Entre las luces brillantes y el neón que cegaba más que deslumbraba, nos movíamos como zombies, o mejor dicho, éramos vistos como zombies por los demás. Caminábamos entre las filas de máquinas tragamonedas como si estuviéramos fuera de lugar, tres figuras en un mundo que no les pertenecía. Todo el brillo de las películas que había imaginado no estaba ahí. Solo quedaba la rutina de las fichas cayendo, las miradas vacías, y la realidad de que el juego, por brillante que fuera, siempre terminaba siendo el mismo.
Mi cabeza no paraba de crear escenas. En algún momento, me vi como un personaje en un remake de The Hangover, imaginando que estábamos a punto de vivir una aventura descontrolada, llena de apuestas arriesgadas, decisiones tontas y, por supuesto, grandes victorias que nos cambiarían la vida. Pero no. Todo lo que encontré fue la decepción de la normalidad. Al final, lo que parecía una entrada triunfal se convirtió en una caminata sin rumbo, observando el brillo falso de las máquinas, los rostros cansados de los jugadores y la monotonía del ruido de las fichas cayendo.

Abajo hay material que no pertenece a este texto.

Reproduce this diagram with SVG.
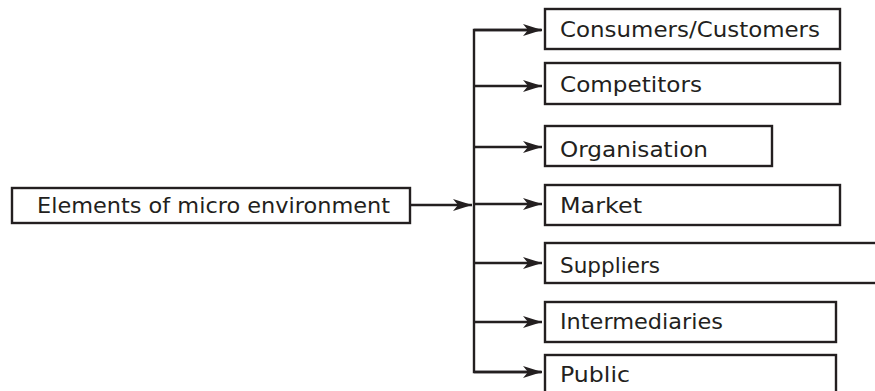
<svg xmlns="http://www.w3.org/2000/svg" width="875" height="391" viewBox="0 0 875 391">
<style>
.box{fill:#fff;stroke:#231f20;stroke-width:2.4}
.lbl{font-family:"DejaVu Sans","Liberation Sans",sans-serif;font-size:21.5px;fill:#231f20}
.con{fill:none;stroke:#231f20;stroke-width:2.4}
</style>
<defs>
<marker id="ah" markerUnits="userSpaceOnUse" markerWidth="22" markerHeight="14" refX="19" refY="7" orient="auto">
<path d="M0,1 L19,7 L0,13 L5,7 Z" fill="#231f20"/>
</marker>
</defs>
<rect width="875" height="391" fill="#fff"/>
<g id="connectors">
<line class="con" x1="411" y1="205" x2="472" y2="205" marker-end="url(#ah)"/>
<polyline class="con" points="541,30 474,30 474,372 541,372"/>
<line class="con" x1="474" y1="30" x2="542" y2="30" marker-end="url(#ah)"/>
<line class="con" x1="474" y1="86" x2="542" y2="86" marker-end="url(#ah)"/>
<line class="con" x1="474" y1="147" x2="542" y2="147" marker-end="url(#ah)"/>
<line class="con" x1="474" y1="204" x2="542" y2="204" marker-end="url(#ah)"/>
<line class="con" x1="474" y1="263" x2="542" y2="263" marker-end="url(#ah)"/>
<line class="con" x1="474" y1="322" x2="542" y2="322" marker-end="url(#ah)"/>
<line class="con" x1="474" y1="372" x2="542" y2="372" marker-end="url(#ah)"/>
</g>
<g id="main">
<rect class="box" x="12" y="188" width="398" height="35"/>
<text class="lbl" x="37" y="213" textLength="353" lengthAdjust="spacingAndGlyphs">Elements of micro environment</text>
</g>
<g id="consumers">
<rect class="box" x="545" y="9" width="295" height="40"/>
<text class="lbl" x="560" y="37" textLength="260" lengthAdjust="spacingAndGlyphs">Consumers/Customers</text>
</g>
<g id="competitors">
<rect class="box" x="545" y="63" width="295" height="41"/>
<text class="lbl" x="560" y="92" textLength="142" lengthAdjust="spacingAndGlyphs">Competitors</text>
</g>
<g id="organisation">
<rect class="box" x="545" y="126" width="227" height="40"/>
<text class="lbl" x="560" y="157" textLength="148" lengthAdjust="spacingAndGlyphs">Organisation</text>
</g>
<g id="market">
<rect class="box" x="545" y="185" width="295" height="40"/>
<text class="lbl" x="560" y="213" textLength="82" lengthAdjust="spacingAndGlyphs">Market</text>
</g>
<g id="suppliers">
<rect class="box" x="545" y="243" width="340" height="40"/>
<text class="lbl" x="560" y="273" textLength="100" lengthAdjust="spacingAndGlyphs">Suppliers</text>
</g>
<g id="intermediaries">
<rect class="box" x="545" y="302" width="291" height="40"/>
<text class="lbl" x="560" y="329" textLength="163" lengthAdjust="spacingAndGlyphs">Intermediaries</text>
</g>
<g id="public">
<rect class="box" x="545" y="355" width="291" height="50"/>
<text class="lbl" x="560" y="382" textLength="70" lengthAdjust="spacingAndGlyphs">Public</text>
</g>
</svg>
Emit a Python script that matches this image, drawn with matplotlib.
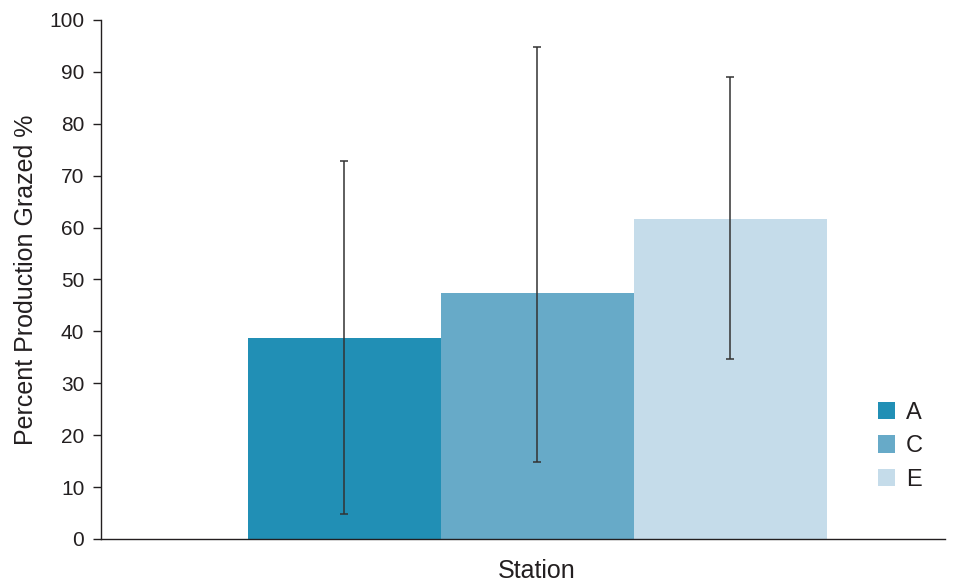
import matplotlib
matplotlib.use("Agg")
import matplotlib.pyplot as plt
import numpy as np

# Grazing by station, means with error bar extents
stations = ["A", "C", "E"]
grazed = [38.7, 47.4, 61.7]
err_low = [4.8, 14.8, 34.7]
err_high = [72.8, 94.8, 89.0]
colors = ["#218fb5", "#67aac8", "#c5dcea"]

plt.rcParams["font.family"] = ["Liberation Sans", "DejaVu Sans"]
text_color = "#231f20"

fig = plt.figure(figsize=(9.59, 5.81), dpi=100)
ax = fig.add_axes([0.1053, 0.0723, 0.8797, 0.8933])

x = np.arange(len(stations))
lower = np.array(grazed) - np.array(err_low)
upper = np.array(err_high) - np.array(grazed)

for i, name in enumerate(stations):
    ax.bar(x[i], grazed[i], width=1.0, color=colors[i], label=name, zorder=2)
ax.errorbar(x, grazed, yerr=[lower, upper], fmt="none", ecolor="#333333",
            elinewidth=1.1, capsize=3, capthick=1.1, zorder=3)

ax.set_xlim(-1.2617, 3.111)
ax.set_ylim(0, 100)
ax.set_yticks(np.arange(0, 101, 10))
ax.set_xticks([])

for side in ["top", "right"]:
    ax.spines[side].set_visible(False)
for side in ["left", "bottom"]:
    ax.spines[side].set_color(text_color)
    ax.spines[side].set_linewidth(1.0)

ax.tick_params(axis="y", direction="out", length=6, width=1.0,
               color=text_color, labelsize=15, labelcolor=text_color, pad=6)

ax.set_ylabel("Percent Production Grazed %", fontsize=18, color=text_color, labelpad=8)
ax.set_xlabel("Station", fontsize=18, color=text_color)
ax.xaxis.set_label_coords(0.517, -0.038)

ax.legend(loc="center left", bbox_to_anchor=(0.903, 0.232), bbox_transform=fig.transFigure,
          frameon=False, fontsize=17, handlelength=0.75, handleheight=0.75,
          handletextpad=0.45, labelspacing=0.48, borderpad=0, labelcolor=text_color)

fig.savefig("out.png", dpi=100)
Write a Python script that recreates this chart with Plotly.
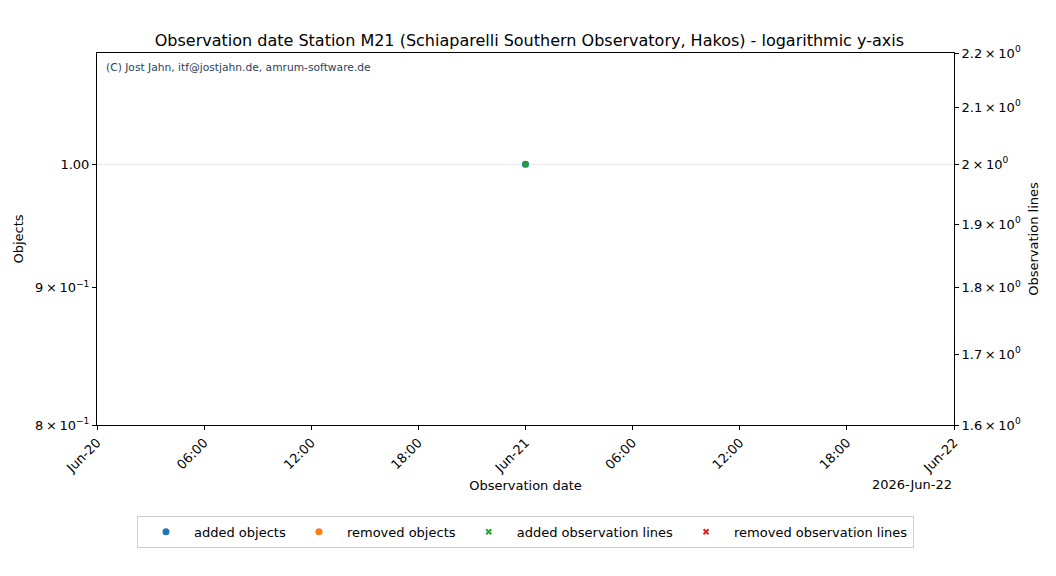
import plotly.graph_objects as go

# Data
dates_added_objects = ["2026-06-21 00:00"]
added_objects = [1]
dates_removed_objects = ["2026-06-21 00:00"]
removed_objects = [0]
dates_added_lines = ["2026-06-21 00:00"]
added_lines = [2]
dates_removed_lines = ["2026-06-21 00:00"]
removed_lines = [0]

x_tick_vals = ["2026-06-20 00:00", "2026-06-20 06:00", "2026-06-20 12:00", "2026-06-20 18:00",
               "2026-06-21 00:00", "2026-06-21 06:00", "2026-06-21 12:00", "2026-06-21 18:00",
               "2026-06-22 00:00"]
x_tick_text = ["Jun-20", "06:00", "12:00", "18:00", "Jun-21", "06:00", "12:00", "18:00", "Jun-22"]

S = "\u2009×\u2009"
left_tick_vals = [0.8, 0.9, 1.0]
left_tick_text = ["8" + S + "10<sup>−1</sup>", "9" + S + "10<sup>−1</sup>", "1.00"]
right_tick_vals = [1.6, 1.7, 1.8, 1.9, 2.0, 2.1, 2.2]
right_tick_text = [v + S + "10<sup>0</sup>" for v in ["1.6", "1.7", "1.8", "1.9", "2", "2.1", "2.2"]]

FONT = "DejaVu Sans"
fig = go.Figure()
fig.add_trace(go.Scatter(x=dates_added_objects, y=added_objects, mode="markers", name="added objects",
                         marker=dict(color="#1f77b4", size=7, symbol="circle"), yaxis="y"))
fig.add_trace(go.Scatter(x=dates_removed_objects, y=removed_objects, mode="markers", name="removed objects",
                         marker=dict(color="#ff7f0e", size=7, symbol="circle"), yaxis="y"))
fig.add_trace(go.Scatter(x=dates_added_lines, y=added_lines, mode="markers", name="added observation lines",
                         marker=dict(color="#2ca02c", size=5, symbol="x-thin", line=dict(color="#2ca02c", width=2)), yaxis="y2"))
fig.add_trace(go.Scatter(x=dates_removed_lines, y=removed_lines, mode="markers", name="removed observation lines",
                         marker=dict(color="#d62728", size=5, symbol="x-thin", line=dict(color="#d62728", width=2)), yaxis="y2"))

fig.add_shape(type="line", xref="paper", x0=0, x1=1, yref="y", y0=1.0, y1=1.0,
              line=dict(color="#e6e6e6", width=1), layer="below")

fig.update_layout(
    width=1048, height=568,
    margin=dict(l=89, r=102, t=45, b=151, autoexpand=False),
    paper_bgcolor="white", plot_bgcolor="white",
    font=dict(family=FONT, size=13, color="black"),
    title=dict(text="Observation date Station M21 (Schiaparelli Southern Observatory, Hakos) - logarithmic y-axis",
               x=0.4975, xanchor="center", y=1 - 32 / 568, yanchor="middle", font=dict(size=16)),
    xaxis=dict(type="date", range=["2026-06-20 00:00", "2026-06-22 00:00"],
               tickvals=x_tick_vals, ticktext=x_tick_text, tickangle=-45,
               showgrid=False, zeroline=False, showline=True, linecolor="black", mirror=True,
               ticks="outside", ticklen=4, tickcolor="black",
               title=dict(text="Observation date", font=dict(size=13), standoff=5)),
    yaxis=dict(type="log", range=[-0.09691, 0.041393], tickvals=left_tick_vals, ticktext=left_tick_text,
               showgrid=False, zeroline=False, showline=True, linecolor="black",
               ticks="outside", ticklen=4, tickcolor="black",
               title=dict(text="Objects", font=dict(size=13), standoff=8)),
    yaxis2=dict(type="log", range=[0.20412, 0.342423], tickvals=right_tick_vals, ticktext=right_tick_text,
                overlaying="y", side="right", showgrid=False, zeroline=False, showline=True, linecolor="black",
                ticks="outside", ticklen=4, tickcolor="black",
                title=dict(text="Observation lines", font=dict(size=13), standoff=8)),
    legend=dict(orientation="h", x=0.5, xanchor="center", y=-0.244, yanchor="top",
                bordercolor="#d0d0d0", borderwidth=1, font=dict(size=13),
                itemsizing="trace", itemwidth=46),
    showlegend=True,
)

fig.add_annotation(text="(C) Jost Jahn, itf@jostjahn.de, amrum-software.de", xref="paper", yref="paper",
                   x=0.008, y=0.985, xanchor="left", yanchor="top", showarrow=False,
                   font=dict(size=10.7, color="#2a3f5f"))
fig.add_annotation(text="2026-Jun-22", xref="paper", yref="paper", x=1.0, y=-0.16, xanchor="right",
                   yanchor="middle", showarrow=False, font=dict(size=13))

fig.write_html("out.html")
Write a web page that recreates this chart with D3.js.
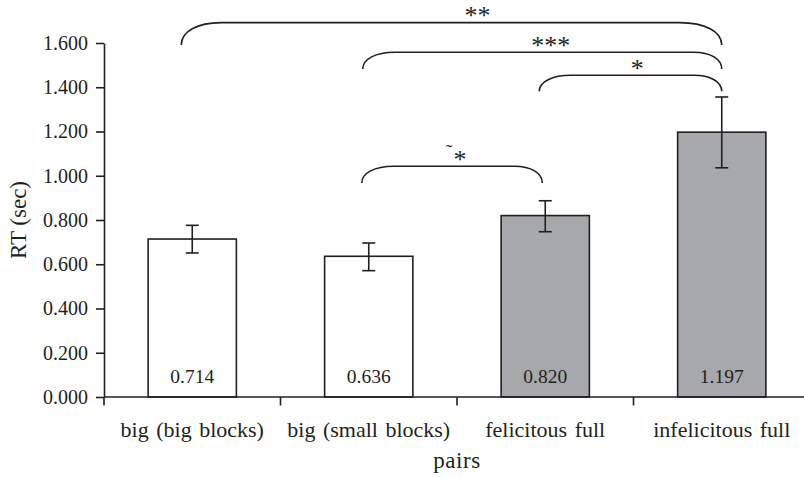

Y así, la emoción de la primera vez se desvaneció rápidamente. Lo que al principio parecía un mundo nuevo y emocionante, se convirtió en una rutina de luces parpadeantes y apuestas vacías. Nos quedamos un rato, lo suficiente para cometer algunos errores, probar suerte en algunas máquinas y comer la comida gratuita que ofrecían con un toque de desesperación, como si quisieran mantenerte atrapado allí el mayor tiempo posible. Salimos sin perder dinero, pero tampoco ganamos. Solo ganamos la experiencia, esa especie de pequeña anécdota que contarías en una conversación de bar. El estómago lleno, la mente confundida.
Al día siguiente, me desperté en mi cama, con la sensación de haber vivido una noche que era a la vez real y surrealista. Las luces del casino, los personajes sacados de una pintura de Hopper, la música que no encajaba… Todo parecía un sueño mal editado, un montaje de escenas que no debería funcionar, pero por alguna razón lo hacía. A pesar de todo, agradecí estar donde debía estar esa noche.